Este paradigma se puede resumir así:
“Somos minoría, hay que trabajar más, vamos a ir ganando espacios poco a poco, no exigimos nada, mejor negociar nuestros derechos y si es necesario capitular, en lugar de enfrentar, porque no tenemos ese derecho, somos débiles, somos minoría. Y ¡cuidado! porque si se nos ocurre cuestionar los resultados electorales, las hordas rojas seguro que quemarán el este de Caracas. Lo dijo Lina Ron, ¿o no? De ningún modo podemos jamás hablar de fraude, aunque está más que comprobado que desde el 2004 el gobierno manipula sistemáticamente las elecciones, porque esto contribuye a la abstención. De hecho, NUNCA ha habido fraude en elecciones, esta es una leyenda más, propagada por la derecha resentida y golpista, y si hemos perdido elecciones, es por nuestra culpa (“por mi culpa, por mi culpa, por mi gran culpa”), porque no supimos defender las mesas, pero la próxima vez, eso sí, vamos a ganar! Ah, sólo si cuidamos todas las mesas. Pero ya que nunca hemos sabido cuidar todas las mesas…”
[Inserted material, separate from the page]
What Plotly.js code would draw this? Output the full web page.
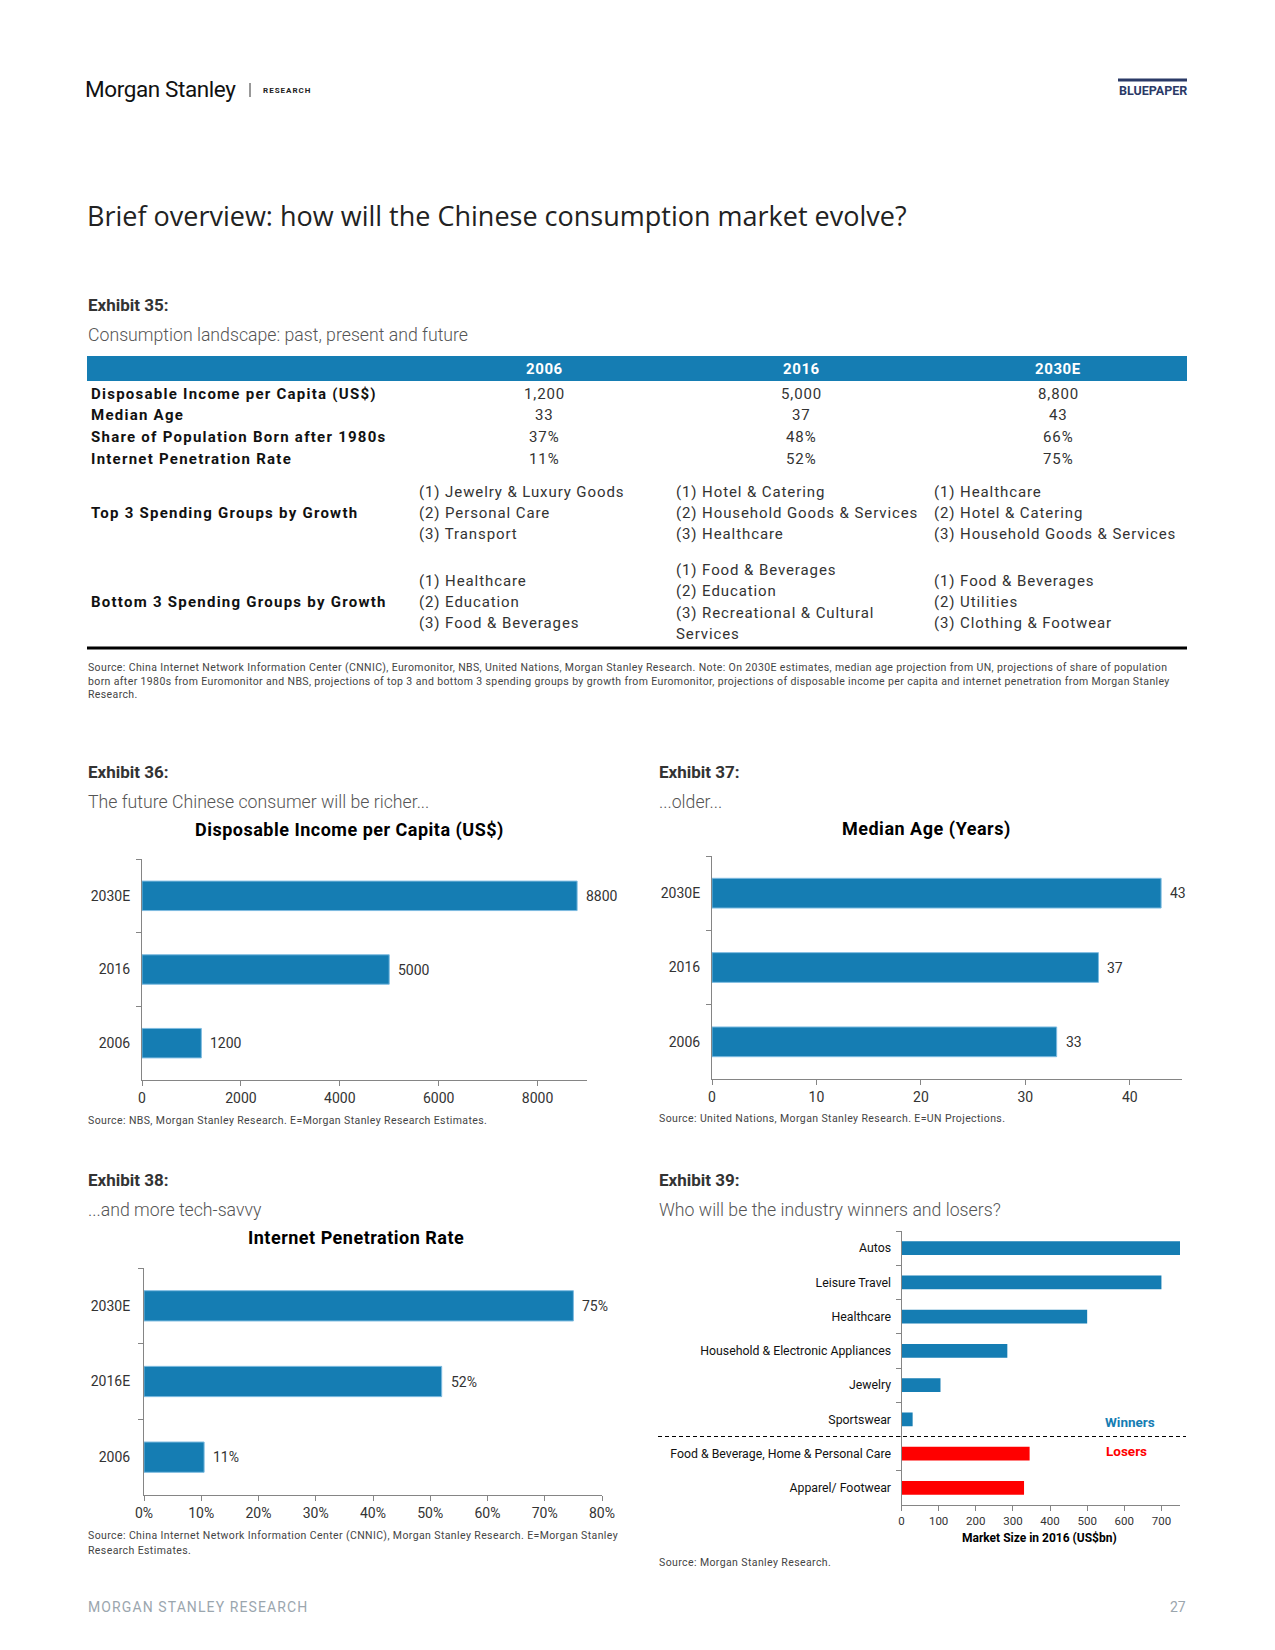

Pero todos estos geniales pensamientos me vinieron a la mente demasiado tarde, cuando ya estaba regresando a casa, y lamentablemente no los pude compartir con mis dos interlocutoras. Pensándolo bien, creo que al intentarlo hubiera echado gasolina al fuego. A nadie, sobre todo personas inteligentes, quienes se creen muy informadas sobre nuestro mundillo político, le gusta que uno les demuestre hasta qué punto están confundidas.